Jerry Seinfeld Lists ‘Curb’ & ‘Seinfeld’ Gags That Would Get Banned Today
Jerry Seinfeld thinks stand-up comedy is booming because fans are bored with the current state of television comedy, which he says has been sanitized by “P.C.” culture.
In an interview with The New Yorker, the 70-year-old Seinfeld co-creator claimed TV comedy is an endangered species due to “the extreme left and P.C. crap, and people worrying so much about offending other people.”
“[In decades past, people] just expected there’ll be some funny stuff we can watch on TV tonight,” Seinfeld said. “Well, guess what — where is it? This is the result of the extreme left and P.C. crap, and people worrying so much about offending other people.”
He argued that people are now turning to stand-up comics “because we are not policed by anyone. The audience polices us. We know when we’re off track. We know instantly and we adjust to it instantly.”
“But when you write a script and it goes into four or five different hands, committees, groups — ‘Here’s our thought about this joke.’ Well, that’s the end of your comedy,” he added.
Seinfeld touched on Curb Your Enthusiasm, the hit HBO comedy from his Seinfeld co-creator, Larry David, which he acknowledged was able to get away with some edgy material. But he said that was because the 76-year-old David was “grandfathered in” and that if he was younger, those same jokes wouldn’t fly today.
“We did an episode of [Seinfeld] where Kramer decides to start a business of having homeless people pull rickshaws because, as he says, ‘They’re outside anyway,’” Seinfeld noted. “Do you think I could get that episode on the air today? We would write a different joke with Kramer and the rickshaw today. We wouldn’t do that joke. We’d come up with another joke.”
For what it’s worth, Seinfeld went into syndication in 1998 and is regularly repeated across cable. In addition, streaming rights for all 180 episodes transferred from Hulu to Netflix in 2021.
The comedian also referenced some jokes he believed David wouldn’t get away with today if he was younger.

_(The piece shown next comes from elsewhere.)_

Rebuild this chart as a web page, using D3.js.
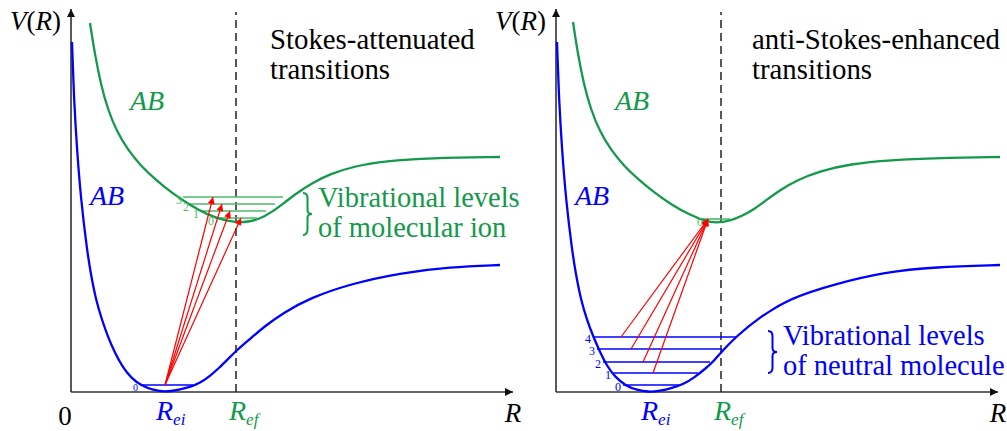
<!DOCTYPE html>
<html>
<head>
<meta charset="utf-8">
<script src="https://cdn.jsdelivr.net/npm/d3@7"></script>
</head>
<body style="margin:0">
<svg id="chart" width="1007" height="431"></svg>
<script>
// Potential curves as (R, V) pairs, arbitrary units
const neutralLeft = [[0.1,35.0],[0.3,29.2],[0.6,24.2],[1.0,19.2],[1.6,14.2],[2.0,11.7],[2.5,9.2],[3.1,7.2],[3.7,5.5],[4.4,3.9],[5.1,2.6],[6.0,1.4],[7.1,0.6],[8.2,0.2],[9.4,0],[10.7,0.2],[11.9,0.5],[12.9,0.9],[13.9,1.6],[14.8,2.4],[15.6,3.2],[16.5,4.1],[17.9,5.3],[19.4,6.6],[21.2,7.9],[23.9,9.4],[27.9,10.8],[32.9,11.9],[37.9,12.5],[42.9,12.7]];
const ionLeft = [[1.9,36.9],[2.4,33.7],[3.0,30.7],[3.7,28.2],[4.6,26.0],[5.7,24.2],[7.0,22.6],[8.5,21.2],[10.1,19.9],[11.9,18.7],[13.7,17.7],[15.5,17.1],[17.3,16.9],[18.9,17.3],[20.1,18.0],[21.3,18.9],[22.6,19.9],[24.1,20.9],[25.9,21.8],[28.4,22.6],[31.4,23.1],[35.9,23.4],[42.9,23.5]];
const neutralRight = [[0.1,35.0],[0.3,29.2],[0.6,24.2],[1.0,19.2],[1.6,14.2],[2.0,11.7],[2.5,9.2],[3.1,7.2],[3.7,5.6],[4.4,4.0],[5.1,2.6],[5.9,1.5],[7.0,0.6],[8.1,0.2],[9.2,0],[10.4,0.1],[11.6,0.4],[12.8,0.8],[13.9,1.5],[14.9,2.3],[15.8,3.1],[16.7,4.2],[18.1,5.6],[20.1,7.3],[23.4,9.4],[27.9,10.8],[32.9,12.0],[37.9,12.5],[44.4,12.7]];
const ionRight = [[1.7,37.0],[2.2,33.7],[2.8,30.7],[3.5,28.2],[4.4,26.0],[5.5,24.2],[6.8,22.6],[8.3,21.2],[9.9,19.9],[11.6,18.7],[13.4,17.7],[14.9,17.1],[16.0,16.9],[17.4,17.1],[18.6,17.6],[19.7,18.2],[20.9,19.1],[22.4,20.2],[24.1,21.2],[26.4,22.1],[29.4,22.8],[33.4,23.2],[38.4,23.4],[44.4,23.5]];

// Vibrational levels: quantum number, energy, left/right turning R
const ionLevelsLeft = [[0,17.4,14.4,18.6],[1,18.1,12.9,19.5],[2,18.8,11.9,20.4],[3,19.5,11.2,21.2]];
const neutralLevelsLeft = [[0,0.7,6.9,12.2]];
const ionLevelsRight = [[0,17.3,14.2,17.4]];
const neutralLevelsRight = [[0,0.7,6.7,12.3],[1,1.9,5.7,14.2],[2,3.0,4.7,15.4],[3,4.3,4.1,16.6],[4,5.5,3.7,18.1]];

// Transitions: [R start, V start, R end, V end]
const arrowsLeft = [[9.4,0.7,17.0,17.4],[9.4,0.7,15.9,18.1],[9.4,0.7,15.1,18.8],[9.4,0.7,14.2,19.5]];
const arrowsRight = [[9.7,1.9,15.2,17.3],[8.7,3.0,15.2,17.3],[7.5,4.3,15.2,17.3],[6.5,5.5,15.2,17.3]];

const R_EI = 9.4, R_EF = 16.5;
const titlesLeft = ["Stokes-attenuated", "transitions"];
const titlesRight = ["anti-Stokes-enhanced", "transitions"];
const noteLeft = ["Vibrational levels", "of molecular ion"];
const noteRight = ["Vibrational levels", "of neutral molecule"];

const BLUE = "#0000ff", GREEN = "#13994a", LGREEN = "#4dba6a", RED = "#ff0000";
const SERIF = "Tinos, 'Liberation Serif', 'Times New Roman', serif";

const probe = document.createElement("canvas").getContext("2d");
["", "italic "].forEach(s => { probe.font = `${s}24px ${SERIF}`; probe.measureText("Stokes AB R"); });

const svg = d3.select("#chart").attr("font-family", SERIF);
const defs = svg.append("defs");
defs.append("marker").attr("id", "axhead")
    .attr("viewBox", "0 0 10 10").attr("refX", 10).attr("refY", 5)
    .attr("markerWidth", 10).attr("markerHeight", 8)
    .attr("markerUnits", "userSpaceOnUse").attr("orient", "auto")
  .append("path").attr("d", "M0,0L10,5L0,10z").attr("fill", "#111");
defs.append("marker").attr("id", "redhead")
    .attr("viewBox", "0 0 10 10").attr("refX", 10).attr("refY", 5)
    .attr("markerWidth", 9).attr("markerHeight", 7)
    .attr("markerUnits", "userSpaceOnUse").attr("orient", "auto")
  .append("path").attr("d", "M0,0L10,5L0,10z").attr("fill", RED);

function label(x, y, size, color, italic) {
    const t = svg.append("text").attr("x", x).attr("y", y)
        .attr("font-size", size).attr("font-family", SERIF)
        .style("font-family", SERIF).attr("fill", color);
    if (italic) t.attr("font-style", "italic");
    return t;
}

function brace(x0, top, bot, color) {
    const w = 9, h = bot - top, m = (top + bot) / 2, c = x0 + w / 2;
    const p = d3.path();
    p.moveTo(x0, top);
    p.quadraticCurveTo(c, top, c, top + h * 0.13);
    p.lineTo(c, m - h * 0.09);
    p.quadraticCurveTo(c, m, x0 + w, m);
    p.quadraticCurveTo(c, m, c, m + h * 0.09);
    p.lineTo(c, bot - h * 0.13);
    p.quadraticCurveTo(c, bot, x0, bot);
    svg.append("path").attr("d", p.toString()).attr("fill", "none")
        .attr("stroke", color).attr("stroke-width", 2);
}

function drawPanel(ox, cfg) {
    const g = svg.append("g");
    const x = d3.scaleLinear().domain([0, 44.2]).range([ox, ox + 442]);
    const y = d3.scaleLinear().domain([0, 38.3]).range([392, 9]);
    const line = d3.line().x(d => x(d[0])).y(d => y(d[1])).curve(d3.curveBasis);

    // axes
    g.append("line").attr("x1", x(0)).attr("y1", y(0)).attr("x2", x(44.2)).attr("y2", y(0))
        .attr("stroke", "#666").attr("stroke-width", 2).attr("marker-end", "url(#axhead)");
    g.append("line").attr("x1", x(0)).attr("y1", y(0)).attr("x2", x(0)).attr("y2", y(38.3))
        .attr("stroke", "#222").attr("stroke-width", 1.5).attr("marker-end", "url(#axhead)");

    // R_ef dashed line
    g.append("line").attr("x1", x(R_EF)).attr("x2", x(R_EF)).attr("y1", y(0)).attr("y2", y(38))
        .attr("stroke", "#222").attr("stroke-width", 1.5).attr("stroke-dasharray", "8,5");

    // vibrational levels
    cfg.ionLevels.forEach(l => {
        g.append("line").attr("x1", x(l[2])).attr("x2", x(l[3])).attr("y1", y(l[1])).attr("y2", y(l[1]))
            .attr("stroke", LGREEN).attr("stroke-width", 1.6);
    });
    cfg.neutralLevels.forEach(l => {
        g.append("line").attr("x1", x(l[2])).attr("x2", x(l[3])).attr("y1", y(l[1])).attr("y2", y(l[1]))
            .attr("stroke", BLUE).attr("stroke-width", 1.5);
    });

    // curves
    g.append("path").attr("d", line(cfg.neutral)).attr("fill", "none")
        .attr("stroke", BLUE).attr("stroke-width", 2.3);
    g.append("path").attr("d", line(cfg.ion)).attr("fill", "none")
        .attr("stroke", GREEN).attr("stroke-width", 2.3);

    // level numbers on top of the curves
    cfg.ionLevels.forEach(l => {
        label(x(l[2]) + cfg.ionDigitDx, y(l[1]) + 7, 12, LGREEN).attr("text-anchor", "end").text(l[0]);
    });
    cfg.neutralLevels.forEach(l => {
        label(x(l[2]) - 2, y(l[1]) + 6, cfg.digit, BLUE).attr("text-anchor", "end").text(l[0]);
    });

    // transitions
    cfg.arrows.forEach(a => {
        g.append("line").attr("x1", x(a[0])).attr("y1", y(a[1])).attr("x2", x(a[2])).attr("y2", y(a[3]))
            .attr("stroke", RED).attr("stroke-width", 1.2).attr("marker-end", "url(#redhead)");
    });

    // axis labels
    const vr = label(ox - 10, 30, 27, "#000").attr("text-anchor", "end");
    vr.append("tspan").attr("font-style", "italic").text("V");
    vr.append("tspan").text("(");
    vr.append("tspan").attr("font-style", "italic").text("R");
    vr.append("tspan").text(")");

    label(x(44.2), 422, 27, "#000", true).attr("text-anchor", "middle").text("R");
    if (cfg.zero) label(ox - 6, 425, 27, "#000").attr("text-anchor", "middle").text("0");

    const sub = (xx, color, s) => {
        const t = label(xx, 420, 28, color, true);
        t.append("tspan").text("R");
        t.append("tspan").attr("font-size", 17).attr("dy", 5).text(s);
    };
    sub(x(R_EI) - 9, BLUE, "ei");
    sub(x(R_EF) - 7, GREEN, "ef");

    label(cfg.abIon[0], cfg.abIon[1], 28, GREEN, true).text("AB");
    label(cfg.abNeu[0], cfg.abNeu[1], 28, BLUE, true).text("AB");

    cfg.title.forEach((s, i) => {
        label(cfg.titlePos[0], cfg.titlePos[1] + i * 30, 28.8, "#000").text(s);
    });
    cfg.note.forEach((s, i) => {
        label(cfg.notePos[0], cfg.notePos[1] + i * 30, 28.5, cfg.noteColor).text(s);
    });
    brace(cfg.notePos[0] - 15, cfg.notePos[1] - 14, cfg.notePos[1] + 28, cfg.noteColor);
}

drawPanel(71, {
    neutral: neutralLeft, ion: ionLeft,
    ionLevels: ionLevelsLeft, neutralLevels: neutralLevelsLeft,
    arrows: arrowsLeft, digit: 10, zero: true, ionDigitDx: -1,
    abIon: [130, 110], abNeu: [90, 205],
    title: titlesLeft, titlePos: [270, 49],
    note: noteLeft, notePos: [318, 207], noteColor: GREEN
});
drawPanel(556, {
    neutral: neutralRight, ion: ionRight,
    ionLevels: ionLevelsRight, neutralLevels: neutralLevelsRight,
    arrows: arrowsRight, digit: 12, zero: false, ionDigitDx: 5,
    abIon: [615, 110], abNeu: [575, 205],
    title: titlesRight, titlePos: [752, 49],
    note: noteRight, notePos: [783, 345], noteColor: BLUE
});
</script>
</body>
</html>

“If Larry was 35, he couldn’t get away with watermelon stuff and Palestinian chicken… and HBO knows that’s what people come here for, but they’re not smart enough to figure out, ‘How do we do this now? Do we take the heat, or just not be funny?”

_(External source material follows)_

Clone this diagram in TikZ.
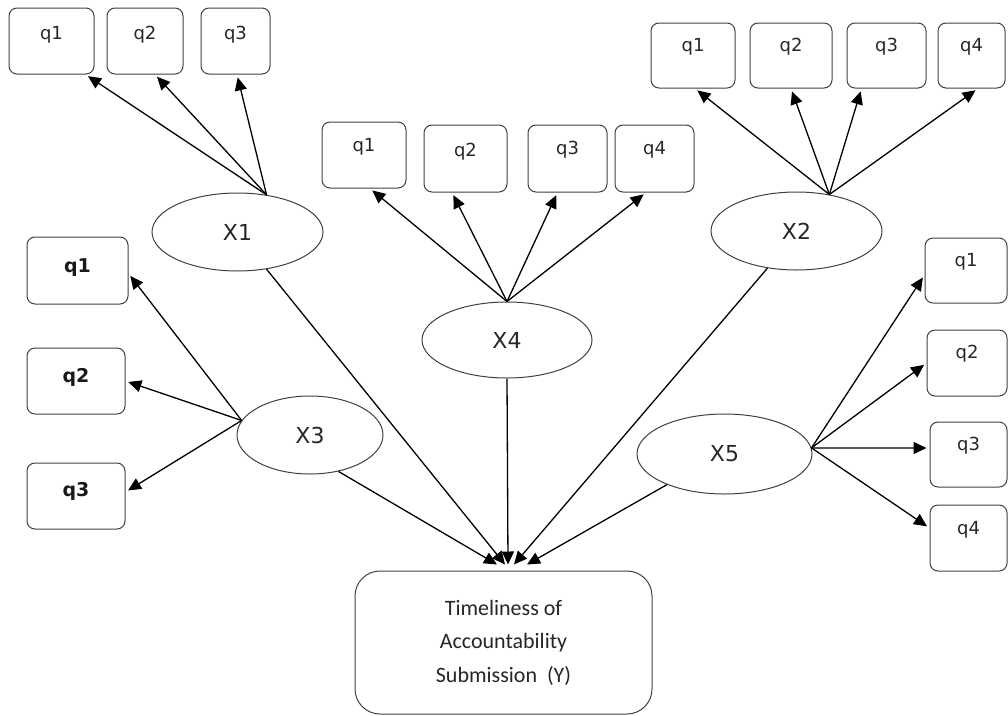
\documentclass[tikz,border=0pt]{standalone}
\usepackage{fontspec}
\setmainfont{DejaVu Sans}
\newfontfamily\ycal{Carlito}
\usetikzlibrary{arrows.meta,shapes.geometric}
\begin{document}
\begin{tikzpicture}[x=1pt,y=-1pt,
  qbox/.style n args={2}{draw=black!75, line width=1pt, rounded corners=8pt,
    minimum width=#1pt, minimum height=#2pt, inner sep=0pt},
  qlab/.style={font=\fontsize{18}{20}\selectfont, text=black!85, inner sep=0pt},
  qlabb/.style={font=\fontsize{19}{21}\selectfont\bfseries, text=black!90, inner sep=0pt},
  lat/.style n args={2}{ellipse, draw=black!75, line width=1pt, minimum width=#1pt,
    minimum height=#2pt, inner sep=0pt, font=\fontsize{22}{24}\selectfont, text=black!85},
  arr/.style={draw=black, line width=1.3pt, -{Triangle[length=13pt,width=12pt]}, shorten >=3pt},
  arry/.style={draw=black, line width=1.3pt, -{Triangle[length=13pt,width=12pt]}}]
\useasboundingbox (0,0) rectangle (1008,715);

% latent variables
\node[lat={171}{78}] (X1) at (237.5,232) {X1};
\node[lat={171}{78}] (X2) at (796.5,231) {X2};
\node[lat={170}{76}] (X4) at (507,340) {X4};
\node[lat={146}{78}] (X3) at (310,435) {X3};
\node[lat={175}{80}] (X5) at (724.5,454) {X5};

% outcome
\node[draw=black!75, line width=1pt, rounded corners=25pt, minimum width=297pt,
  minimum height=143pt, align=center, text=black!85,
  font=\ycal\fontsize{22}{33.5}\selectfont] (Y) at (503.5,642.5)
  {Timeliness of\\Accountability\\Submission~~(Y)};

% X1 items
\node[qbox={85}{66}] (a1) at (51.5,41) {};
\node[qbox={76}{66}] (a2) at (145,41) {};
\node[qbox={69}{66}] (a3) at (235.5,41) {};
\node[qlab] at ([yshift=-27pt]a1.north) {q1};
\node[qlab] at ([yshift=-27pt]a2.north) {q2};
\node[qlab] at ([yshift=-27pt]a3.north) {q3};

% X2 items
\node[qbox={84}{65}] (b1) at (693,55.5) {};
\node[qbox={82}{65}] (b2) at (791,55.5) {};
\node[qbox={79}{65}] (b3) at (886.5,55.5) {};
\node[qbox={67}{65}] (b4) at (971.5,55.5) {};
\node[qlab] at ([yshift=-24pt]b1.north) {q1};
\node[qlab] at ([yshift=-24pt]b2.north) {q2};
\node[qlab] at ([yshift=-24pt]b3.north) {q3};
\node[qlab] at ([yshift=-24pt]b4.north) {q4};

% X4 items
\node[qbox={84}{66}] (c1) at (364,155) {};
\node[qbox={83}{67}] (c2) at (465.5,158.5) {};
\node[qbox={79}{67}] (c3) at (567.5,158.5) {};
\node[qbox={79}{67}] (c4) at (654.5,158.5) {};
\node[qlab] at ([yshift=-25pt]c1.north) {q1};
\node[qlab] at ([yshift=-27pt]c2.north) {q2};
\node[qlab] at ([yshift=-25pt]c3.north) {q3};
\node[qlab] at ([yshift=-25pt]c4.north) {q4};

% X3 items
\node[qbox={101}{67}] (d1) at (77.5,270.5) {};
\node[qbox={98}{66}] (d2) at (76,381) {};
\node[qbox={98}{66}] (d3) at (76,496) {};
\node[qlabb] at ([yshift=-31pt]d1.north) {q1};
\node[qlabb] at ([yshift=-30pt]d2.north) {q2};
\node[qlabb] at ([yshift=-29pt]d3.north) {q3};

% X5 items
\node[qbox={82}{65}] (e1) at (966,270.5) {};
\node[qbox={80}{66}] (e2) at (967,363) {};
\node[qbox={77}{65}] (e3) at (968.5,454.5) {};
\node[qbox={77}{66}] (e4) at (968.5,538) {};
\node[qlab] at ([yshift=-24pt]e1.north) {q1};
\node[qlab] at ([yshift=-24pt]e2.north) {q2};
\node[qlab] at ([yshift=-24pt]e3.north) {q3};
\node[qlab] at ([yshift=-25pt]e4.north) {q4};

% loadings
\draw[arr] (X1.52) -- ([xshift=-9pt]a1.south east);
\draw[arr] (X1.52) -- ([xshift=10pt]a2.south);
\draw[arr] (X1.52) -- ([xshift=1.5pt]a3.south);

\draw[arr] (X2.48) -- ([xshift=2pt]b1.south);
\draw[arr] (X2.48) -- (b2.south);
\draw[arr] (X2.48) -- ([xshift=15pt]b3.south west);
\draw[arr] (X2.48) -- ([xshift=6.5pt]b4.south);

\draw[arr] (X4.north) -- ([xshift=6pt]c1.south);
\draw[arr] (X4.north) -- ([xshift=-13.5pt]c2.south);
\draw[arr] (X4.north) -- ([xshift=-10pt]c3.south);
\draw[arr] (X4.north) -- ([xshift=-8.5pt]c4.south);

\draw[arr] (X3.168) -- ([yshift=-3pt]d1.east);
\draw[arr] (X3.168) -- (d2.east);
\draw[arr] (X3.168) -- ([yshift=4pt]d3.east);

\draw[arr] (X5.4) -- ([yshift=-4.5pt]e1.west);
\draw[arr] (X5.4) -- (e2.west);
\draw[arr] (X5.4) -- ([yshift=6.5pt]e3.west);
\draw[arr] (X5.4) -- ([yshift=10pt]e4.west);

% structural paths
\draw[arry] (X3.-52) -- ([xshift=-6.5pt,yshift=6pt]Y.north);
\draw[arry] (X1.-52) -- ([xshift=1.5pt,yshift=6pt]Y.north);
\draw[arry] (X4.south) -- ([xshift=4.5pt,yshift=6pt]Y.north);
\draw[arry] (X2.232) -- ([xshift=10.5pt,yshift=6pt]Y.north);
\draw[arry] (X5.208) -- ([xshift=23.5pt,yshift=6pt]Y.north);
\end{tikzpicture}
\end{document}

“And what they’ve decided to be is, ‘Well, we’re not going to do comedies anymore.’ There were no sitcoms picked up on the fall season of all four networks. Not one. No new sitcoms,” he continued.
HBO currently has three comedy series in its line-up, The Righteous Gemstones, The Rehearsal, and Somebody Somewhere, all of which have been renewed. There is also a third season of the comedy-drama anthology series The White Lotus in the works.
Despite his pessimism toward current TV comedy, Seinfeld admitted he sees “a slight movement” when it comes to cultural sensitivity.
“With certain comedians now, people are having fun with them stepping over the line and us all laughing about it. But, again, it’s the stand-ups that really have the freedom to do it because no one else gets the blame if it doesn’t go down well,” he said. “He or she can take all the blame themself.”